Kevin Milota - JP Morgan Chase & Co
On the cost side, you've done a good job with the other operating expense line over the last number of quarters. I'm wondering as we look to '11, can you still post down year-over-year expenses for the other operating expense line?
Or is that kind of in the line with the inflationary pressure that you're seeing on the food side?
Daniel Hanrahan
Kevin, this is Dan. As you heard both Richard and Brian saying, I think Adam mentioned it as well, we're deep in the throat of the 2011 plan right now with the focus on two things.
One is what can we do to drive revenue and make sure that we continue to improve our revenue performance. And then the other is on the cost side.
It's early to start to talk about individual lines in the P&L, but I can tell you that the focus is just across the board from our teams and what we're doing to drive costs out of the business.
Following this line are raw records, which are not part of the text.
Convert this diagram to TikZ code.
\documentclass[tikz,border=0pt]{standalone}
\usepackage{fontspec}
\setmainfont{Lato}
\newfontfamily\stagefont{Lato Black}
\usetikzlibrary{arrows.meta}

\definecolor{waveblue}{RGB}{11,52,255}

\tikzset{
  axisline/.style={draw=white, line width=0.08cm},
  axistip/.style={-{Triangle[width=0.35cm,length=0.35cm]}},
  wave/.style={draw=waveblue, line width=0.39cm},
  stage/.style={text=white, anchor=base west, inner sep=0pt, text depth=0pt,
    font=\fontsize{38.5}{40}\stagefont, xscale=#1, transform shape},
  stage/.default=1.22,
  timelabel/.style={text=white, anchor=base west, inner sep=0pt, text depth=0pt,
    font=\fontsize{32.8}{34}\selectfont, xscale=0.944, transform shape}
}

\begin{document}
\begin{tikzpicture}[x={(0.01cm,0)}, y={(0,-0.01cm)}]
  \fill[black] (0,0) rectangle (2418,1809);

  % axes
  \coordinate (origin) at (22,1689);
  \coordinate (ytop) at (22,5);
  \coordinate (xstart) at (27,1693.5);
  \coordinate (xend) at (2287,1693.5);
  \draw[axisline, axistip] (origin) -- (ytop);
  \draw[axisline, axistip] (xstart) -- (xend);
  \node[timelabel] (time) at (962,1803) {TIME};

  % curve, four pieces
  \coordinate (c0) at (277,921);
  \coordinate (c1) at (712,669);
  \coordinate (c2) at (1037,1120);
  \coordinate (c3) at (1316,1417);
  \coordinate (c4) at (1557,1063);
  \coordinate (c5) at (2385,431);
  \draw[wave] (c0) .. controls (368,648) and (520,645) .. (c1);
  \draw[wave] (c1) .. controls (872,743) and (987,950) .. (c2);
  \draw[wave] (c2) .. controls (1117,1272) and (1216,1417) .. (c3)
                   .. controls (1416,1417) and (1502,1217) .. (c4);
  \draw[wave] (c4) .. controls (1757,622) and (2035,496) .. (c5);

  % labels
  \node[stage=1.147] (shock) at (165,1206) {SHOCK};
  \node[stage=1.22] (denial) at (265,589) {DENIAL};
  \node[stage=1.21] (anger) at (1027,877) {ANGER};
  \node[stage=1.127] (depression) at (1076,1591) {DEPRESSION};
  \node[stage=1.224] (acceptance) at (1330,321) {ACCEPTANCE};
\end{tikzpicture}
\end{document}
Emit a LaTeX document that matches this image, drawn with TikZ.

You heard that Brian say that there's some concern over food inflation, but our teams have marching orders to figure out how to manage through that.
So we're very focused on that, and I think as we get to the next quarter, we'll be able to give more specific guidance on that kind of thing.
Brian Rice
Thank you, Kevin, and thanks to each of you for joining us today. And as usual, Ian will be available throughout the day for any follow-ups you may have, and we wish everybody a great day.
Thank you.
Operator
Ladies and gentlemen, that does conclude today's conference call. At this time, you may now disconnect.